Artinya, jika realisasi penerimaan pajak tahun 2021 sebanyak Rp1.277,5 triliun, kontribusi penerimaan PPh Op non karyawan alias orang kaya hanya Rp12,7 triliun.
Kontribusi orang kaya ini jelas timpang. Apalagi jika dibandingkan dengan kinerja penerimaan PPh Op karyawan yang kontribusinya sebanyak 11 persen atau Rp140,5 triliun. Fakta tersebut bisa ditafsirkan bahwa kelas pekerja masih mensubsidi orang kaya.
Padahal, di tengah nasib sebagian besar masyarakat yang sedang berjibaku dengan pandemi Covid-19, sejumlah orang terkaya di Indonesia justru berhasil memulihkan bisnisnya pada 2021.
Setidaknya 5 orang terkaya RI berhasil menambah pundi-pundi kekayaannya.
Data Forbes' Real-Time Billionaires per Rabu (1/12/2021), menunjukkan ada 5 konglomerat asal Indonesia yang berhasil menambah kekayannya sepanjang 2021.
Total kekayaan 5 konglomerat tersebut setara Rp848,26 triliun atau naik Rp310,02 triliun dari akhir tahun 2020 yang hanya Rp538,24 triliun.

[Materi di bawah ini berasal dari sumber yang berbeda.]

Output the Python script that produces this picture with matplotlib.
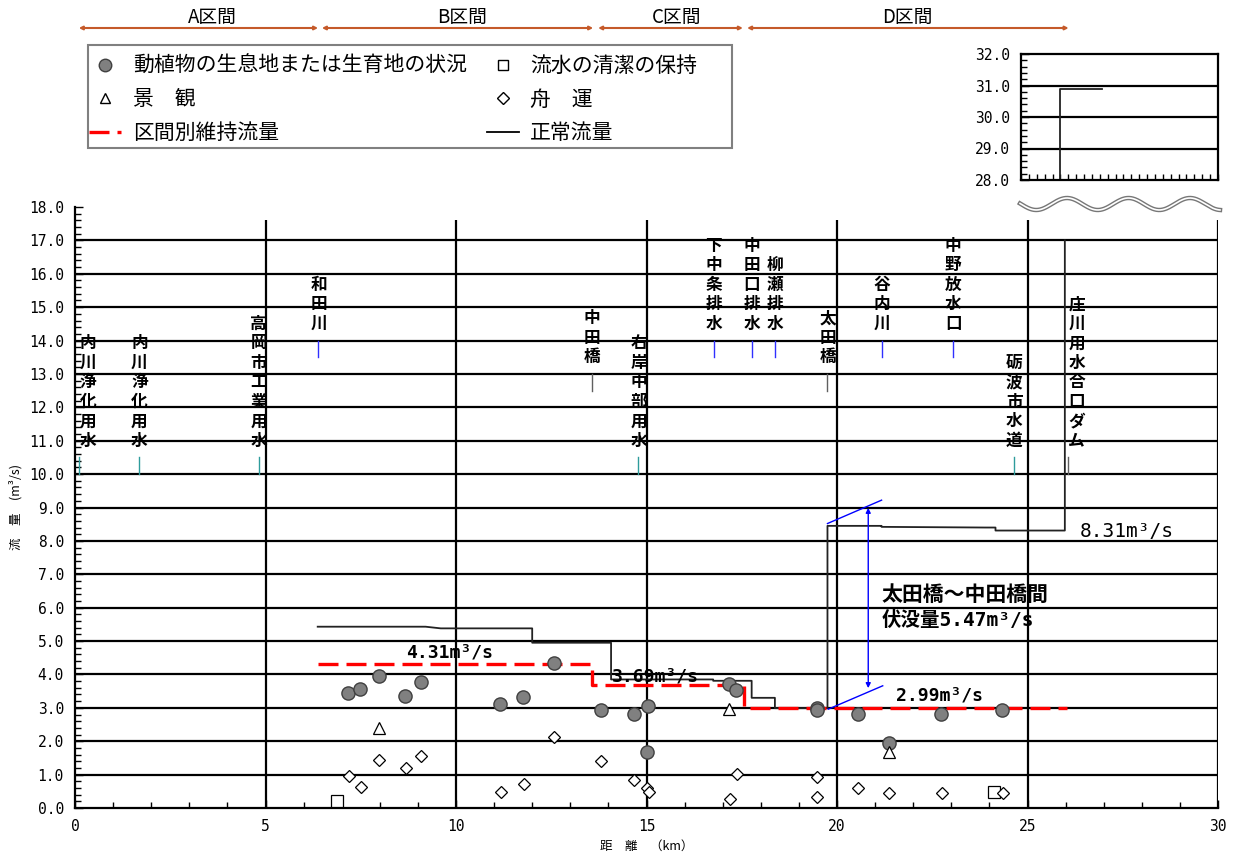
import numpy as np
import matplotlib.pyplot as plt
from matplotlib.lines import Line2D
from matplotlib.patches import Rectangle
from matplotlib.ticker import MultipleLocator, FormatStrFormatter

plt.rcParams['font.family'] = ['Noto Sans CJK JP', 'DejaVu Sans']
MONO = ['DejaVu Sans Mono', 'Noto Sans CJK JP']

# 区間
sec_names = ['A区間', 'B区間', 'C区間', 'D区間']
sec_start = [0.1, 6.48, 13.73, 17.64]
sec_end = [6.38, 13.6, 17.53, 26.08]
sec_label_x = [3.6, 10.16, 15.8, 21.84]

# 正常流量
nf_km = [6.37, 9.2, 9.6, 12.0, 12.0, 14.07, 14.07, 16.75, 16.75, 17.76, 17.76,
         18.37, 18.37, 19.75, 19.75, 21.17, 21.17, 23.9, 24.16, 24.16, 25.98, 25.98]
nf_q = [5.43, 5.43, 5.38, 5.38, 4.95, 4.95, 3.85, 3.85, 3.81, 3.81, 3.30,
        3.30, 2.99, 2.99, 8.45, 8.45, 8.42, 8.40, 8.40, 8.31, 8.31, 17.0]
nf_top_km = [26.0, 26.0, 27.05]
nf_top_q = [28.0, 30.9, 30.9]

# 区間別維持流量
mf_km = [6.37, 13.58, 13.58, 17.55, 17.55, 26.03]
mf_q = [4.31, 4.31, 3.69, 3.69, 2.99, 2.99]

# 動植物の生息地または生育地の状況
eco_km = [7.17, 7.48, 7.99, 8.66, 9.07, 11.15, 11.77, 12.57, 13.81, 14.67, 15.05,
          15.0, 17.17, 17.34, 19.47, 19.47, 20.55, 21.36, 22.74, 24.33]
eco_q = [3.44, 3.55, 3.94, 3.35, 3.76, 3.12, 3.31, 4.35, 2.94, 2.82, 3.04,
         1.67, 3.70, 3.53, 2.99, 2.95, 2.83, 1.94, 2.83, 2.95]
# 景観
view_km = [7.99, 17.17, 21.36]
view_q = [2.39, 2.98, 1.69]
# 舟運
boat_km = [7.19, 7.5, 7.99, 8.68, 9.08, 11.17, 11.79, 12.58, 13.81, 14.67, 15.0,
           15.07, 17.19, 17.37, 19.47, 19.47, 20.56, 21.36, 22.75, 24.35]
boat_q = [0.96, 0.62, 1.45, 1.21, 1.56, 0.47, 0.73, 2.12, 1.42, 0.84, 0.61,
          0.47, 0.26, 1.01, 0.92, 0.34, 0.59, 0.44, 0.44, 0.44]
# 流水の清潔の保持
clean_km = [6.87, 24.13]
clean_q = [0.22, 0.49]

# 地点
st_names = ['内川浄化用水', '内川浄化用水', '高岡市工業用水', '和田川', '中田橋', '右岸中部用水',
            '下中条排水', '中田口排水', '柳瀬排水', '太田橋', '谷内川', '中野放水口',
            '砺波市水道', '庄川用水合口ダム']
st_km = [0.1, 1.69, 4.82, 6.39, 13.56, 14.79, 16.77, 17.76, 18.37, 19.75, 21.17,
         23.05, 24.65, 26.05]
st_base = [10.0, 10.0, 10.0, 13.5, 12.5, 10.0, 13.5, 13.5, 13.5, 12.5, 13.5, 13.5, 10.0, 10.0]
st_kind = ['w', 'w', 'w', 'r', 'b', 'w', 'r', 'r', 'r', 'b', 'r', 'r', 'w', 'b']
st_dx = [0.24, 0, 0, 0, 0, 0, 0, 0, 0, 0, 0, 0, 0, 0.24]
kind_col = {'w': '#2e9c9c', 'r': '#3030ff', 'b': '#606060'}

flow_labels = ['4.31m³/s', '3.69m³/s', '2.99m³/s']
flow_label_km = [9.84, 15.22, 22.7]
flow_label_q = [4.67, 3.95, 3.38]

W, H = 1233, 857
fig = plt.figure(figsize=(W / 100, H / 100), dpi=100)
ax = fig.add_axes([75 / W, 49 / H, 1143 / W, 601 / H])

ax.set_xlim(0, 30)
ax.set_ylim(0, 18)
for s in ['top', 'right']:
    ax.spines[s].set_visible(False)
for s in ['left', 'bottom']:
    ax.spines[s].set_linewidth(1.6)

ax.hlines(np.arange(1, 18), 0, 30, color='black', lw=1.6, zorder=1)
ax.vlines([5, 10, 15, 20, 25, 30], 0, 17.6, color='black', lw=1.6, zorder=1)

ax.yaxis.set_major_locator(MultipleLocator(1))
ax.yaxis.set_minor_locator(MultipleLocator(0.2))
ax.yaxis.set_major_formatter(FormatStrFormatter('%.1f'))
ax.xaxis.set_major_locator(MultipleLocator(5))
ax.xaxis.set_minor_locator(MultipleLocator(1))
ax.tick_params(which='both', direction='in', width=1)
ax.tick_params(which='major', length=6, labelsize=10.5, pad=8)
ax.tick_params(which='minor', length=4)
for lb in ax.get_yticklabels() + ax.get_xticklabels():
    lb.set_family(MONO)

ax.set_ylabel('流　量　(m³/s)', fontsize=9)
ax.yaxis.set_label_coords(-0.046, 0.5)
ax.set_xlabel('距　離　（km）', fontsize=9, labelpad=4)

# lines
ax.plot(nf_km, nf_q, color='#222222', lw=1.3, zorder=3)
ax.plot(mf_km, mf_q, color='red', lw=2.4, dashes=(6.0, 2.4), zorder=3)

# points
ax.plot(eco_km, eco_q, ls='none', marker='o', ms=9.5, mfc='#808080', mec='#404040', mew=1, zorder=5)
ax.plot(view_km, view_q, ls='none', marker='^', ms=9, mfc='white', mec='black', mew=0.9, zorder=5)
ax.plot(boat_km, boat_q, ls='none', marker='D', ms=6.5, mfc='white', mec='black', mew=0.9, zorder=5)
ax.plot(clean_km, clean_q, ls='none', marker='s', ms=8, mfc='white', mec='black', mew=0.9, zorder=4)

# station marks & vertical labels
for name, x, base, kind, dx in zip(st_names, st_km, st_base, st_kind, st_dx):
    ax.plot([x, x], [base, base + 0.5], color=kind_col[kind], lw=1, zorder=4)
    for i, ch in enumerate(name[::-1]):
        ax.text(x + dx, base + 1.0 + i * 0.584, ch, ha='center', va='center',
                fontsize=12, fontweight='bold', zorder=6)

# flow labels
for t, x, y in zip(flow_labels, flow_label_km, flow_label_q):
    ax.text(x, y, t, ha='center', va='center', fontsize=13, fontweight='bold', family=MONO, zorder=6)
ax.text(26.38, 8.29, '8.31m³/s', ha='left', va='center', fontsize=14, family=MONO, zorder=6)
ax.text(21.18, 6.40, '太田橋～中田橋間', ha='left', va='center', fontsize=15, fontweight='bold', zorder=6)
ax.text(21.18, 5.63, '伏没量5.47m³/s', ha='left', va='center', fontsize=14, fontweight='bold',
        family=MONO, zorder=6)

# 伏没量 annotation
ax.annotate('', xy=(20.82, 3.59), xytext=(20.82, 8.99),
            arrowprops=dict(arrowstyle='<|-|>', color='blue', lw=1, mutation_scale=7,
                            shrinkA=0, shrinkB=0), zorder=4)
ax.plot([19.75, 21.17], [8.52, 9.22], color='blue', lw=1, zorder=4)
ax.plot([19.77, 21.2], [2.96, 3.66], color='blue', lw=1, zorder=4)

# section arrows at top
arrow_y = 1 - 28 / H
for name, a, b, lx in zip(sec_names, sec_start, sec_end, sec_label_x):
    ax.annotate('', xy=(b, arrow_y), xytext=(a, arrow_y),
                xycoords=('data', 'figure fraction'), textcoords=('data', 'figure fraction'),
                arrowprops=dict(arrowstyle='<|-|>', color='#c55a2a', lw=1.5, mutation_scale=5,
                                shrinkA=0, shrinkB=0), annotation_clip=False)
    ax.annotate(name, xy=(lx, 1 - 17 / H), xycoords=('data', 'figure fraction'),
                ha='center', va='center', fontsize=13.5, annotation_clip=False)

# inset (upper part)
ax2 = fig.add_axes([1021 / W, (H - 180) / H, 197 / W, 126 / H])
ax2.set_xlim(25, 30)
ax2.set_ylim(28, 32)
for s in ax2.spines.values():
    s.set_linewidth(1.6)
ax2.hlines([29, 30, 31], 25, 30, color='black', lw=1.6)
ax2.plot(nf_top_km, nf_top_q, color='#222222', lw=1.3)
ax2.yaxis.set_major_locator(MultipleLocator(1))
ax2.yaxis.set_minor_locator(MultipleLocator(0.2))
ax2.yaxis.set_major_formatter(FormatStrFormatter('%.1f'))
ax2.set_xticks([])
ax2.xaxis.set_minor_locator(MultipleLocator(0.2))
ax2.tick_params(which='both', direction='in', width=1)
ax2.tick_params(which='major', length=6, labelsize=10.5, pad=8)
ax2.tick_params(which='minor', length=4)
for lb in ax2.get_yticklabels():
    lb.set_family(MONO)

# break mark
wx = np.linspace(1020, 1220, 300)
wy = 204 - 6 * np.cos(2 * np.pi * (wx - 1067) / 61.5)
for c, lw in [('#777777', 3.2), ('white', 1.2)]:
    fig.add_artist(Line2D(wx / W, 1 - wy / H, transform=fig.transFigure, color=c, lw=lw))

# legend
h_eco = Line2D([], [], ls='none', marker='o', ms=9, mfc='#808080', mec='#404040')
h_view = Line2D([], [], ls='none', marker='^', ms=7, mfc='white', mec='black')
h_red = Line2D([], [], color='red', lw=2.4, dashes=(6.0, 2.4))
h_clean = Line2D([], [], ls='none', marker='s', ms=7, mfc='white', mec='black')
h_boat = Line2D([], [], ls='none', marker='D', ms=6, mfc='white', mec='black')
h_nf = Line2D([], [], color='black', lw=1.3)
fig.legend([h_eco, h_view, h_red, h_clean, h_boat, h_nf],
           ['動植物の生息地または生育地の状況', '景　観', '区間別維持流量',
            '流水の清潔の保持', '舟　運', '正常流量'],
           ncol=2, loc='upper left', bbox_to_anchor=(89 / W, 1 - 55 / H),
           frameon=False, fontsize=15, handlelength=1.55, handletextpad=0.55,
           columnspacing=0.95, labelspacing=0.55, borderpad=0, borderaxespad=0)
fig.add_artist(Rectangle((88 / W, 1 - 148 / H), 644 / W, 103 / H, transform=fig.transFigure,
                         fill=False, edgecolor='#808080', lw=1.5))

fig.savefig('out.png', dpi=100)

Artinya jika nilai tambahan kekayaan itu dihitung sebagai penghasilan, penerimaan PPh Op non karyawan seharusnya lebih tinggi dari Rp12,7 triliun. Pasalnya, jika mengacu ke rezim PPh Op dimana tarif penghasilan di atas Rp500 juta adalah 30 persen, jumlah pajak yang seharusnya dipungut oleh negara dari 5 konglomerat sekitar Rp93 triliun.
Itu kalau tambahan kekayaan itu dihitung sebagai penghasilan dan Ditjen Pajak berani menagih ke 5 konglomerat tersebut. Kalau ndak ya ndak papa.. salam.